# Soap cutter plans needed HELP



## oh58ac (Jul 14, 2017)

I'm new to soaping. I have learned a lot from this forum and I'm willing to learn much more. The problem I'm having is common I'm sure to many others, it is trying to obtain or make equipment to soaping, specifically cutters. I've been using a "miter box" style cutter box with fair results. I'm wanting to get a multi bar wire cutter but these things are very expensive, and would love to get several plans for making one myself. I'm efficient with my hands but I just can't find any plans just pictures. Please let me know if you have any actual plans for a wire cutter. 
Thanks


----------



## Kittish (Jul 15, 2017)

If you're at all crafty, M Naturalz: My First New Multi-Soap Bar Cutter!
 -DIY shows a couple of designs her husband built, they look like they'd be fairly easy to reproduce.


----------



## oh58ac (Jul 15, 2017)

Thnaks so much for the info. This is a really good article. The one thing I need in addition to the description she gives is measurements. The few articles or posts I have found seen to lack this. I guess I'm just being too male but not real sure on the spacing on bottom platform pieces and such. Again thank you so very much , I'll see if I can replicate this.


----------



## earlene (Jul 15, 2017)

Soap cutter plans in PDF originally posted by Relle in 2012:  http://nizzymoulds.com/Simple%20Soap%20Cutter.pdf

Here is a different one with measurements:  http://teachsoap.com/2012/03/29/build-your-own-soap-cutter/


----------



## oh58ac (Jul 15, 2017)

Thanks for,the response. I'll check them out. If anyone else has any please feel free to send them.:clap:


----------



## penelopejane (Jul 15, 2017)

oh58ac said:


> Thnaks so much for the info. This is a really good article. The one thing I need in addition to the description she gives is measurements. The few articles or posts I have found seen to lack this. I guess I'm just being too male but not real sure on the spacing on bottom platform pieces and such. Again thank you so very much , I'll see if I can replicate this.

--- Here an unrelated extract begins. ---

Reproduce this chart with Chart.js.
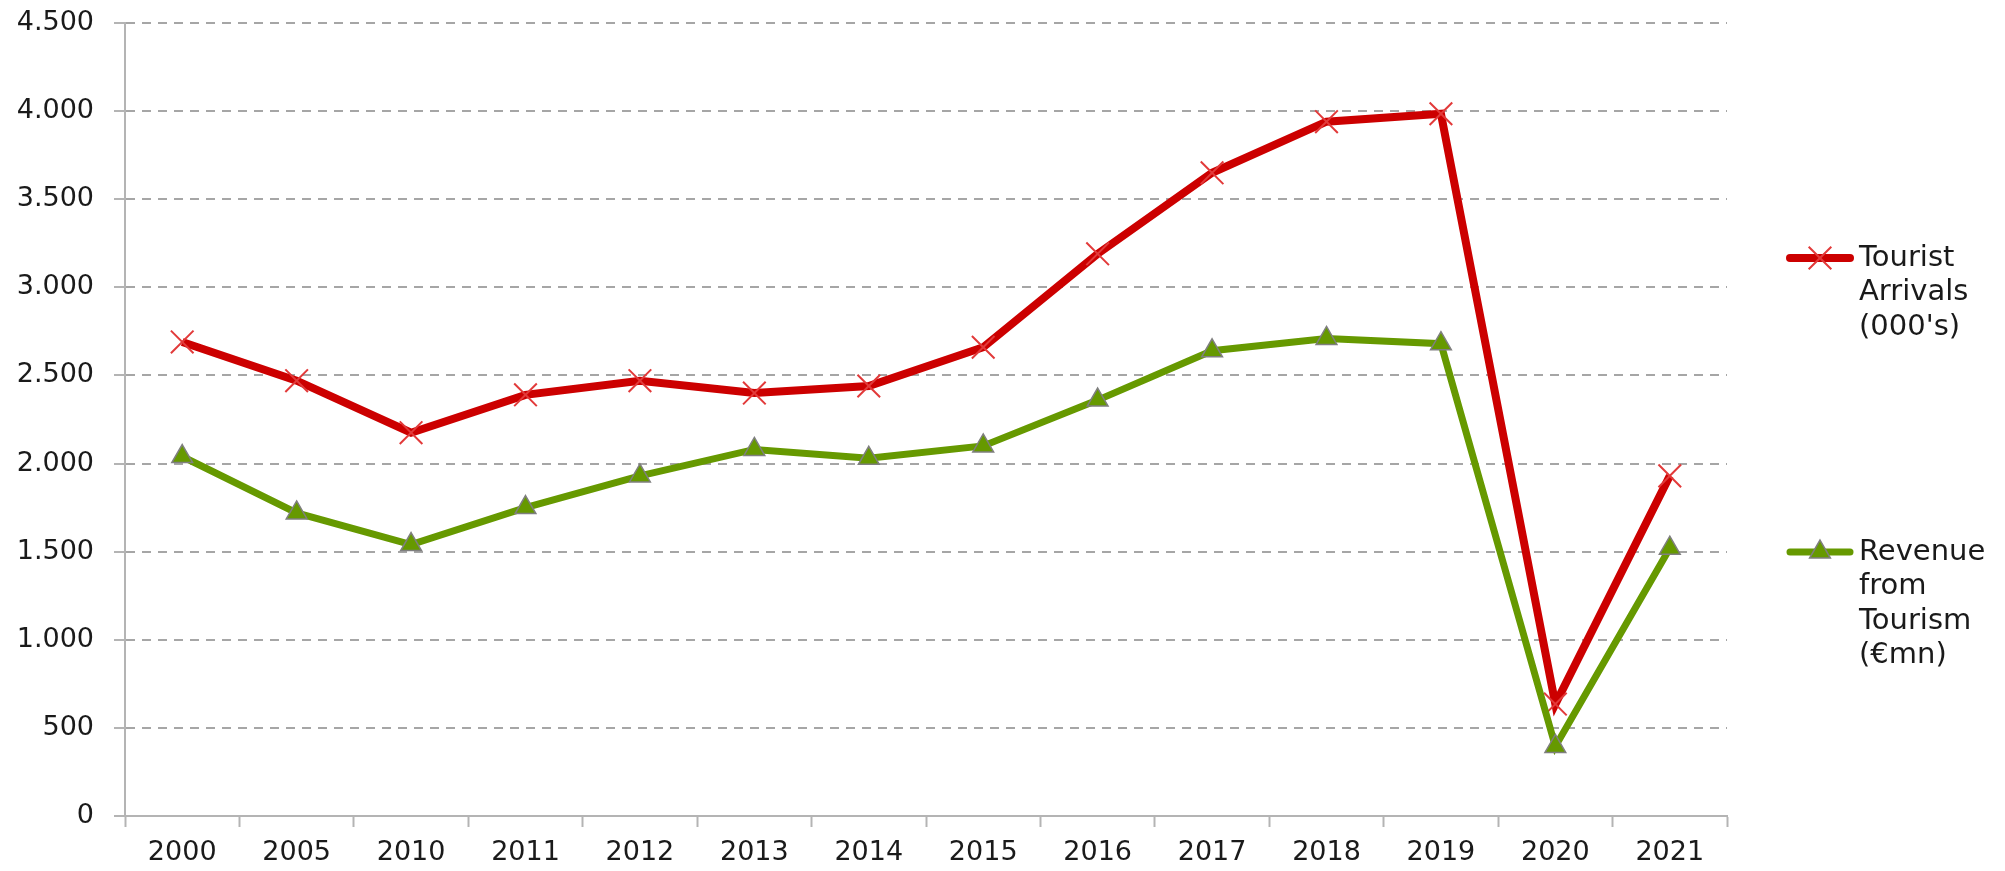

You have to decide what thickness soap you want to end up with. Soap shrinks about 6% so take that into account. There are two common measurements - 1" and 1 1/4. The base plate has to have about 5 mm gap to allow for the wire to go right through the soap you are cutting. 

A 10 wire cutter is about the most you want to have or there is too much resistance for all the wires to get through the soap. 

If your loaf is short you can have a flat cutter like that in the second post. But if your soap loaf is 500mm long you need a cutter with a D shaped end bar so when you cut the loaf the side bar remains above the soap and you just slide it along to cut the rest of your loaf.


----------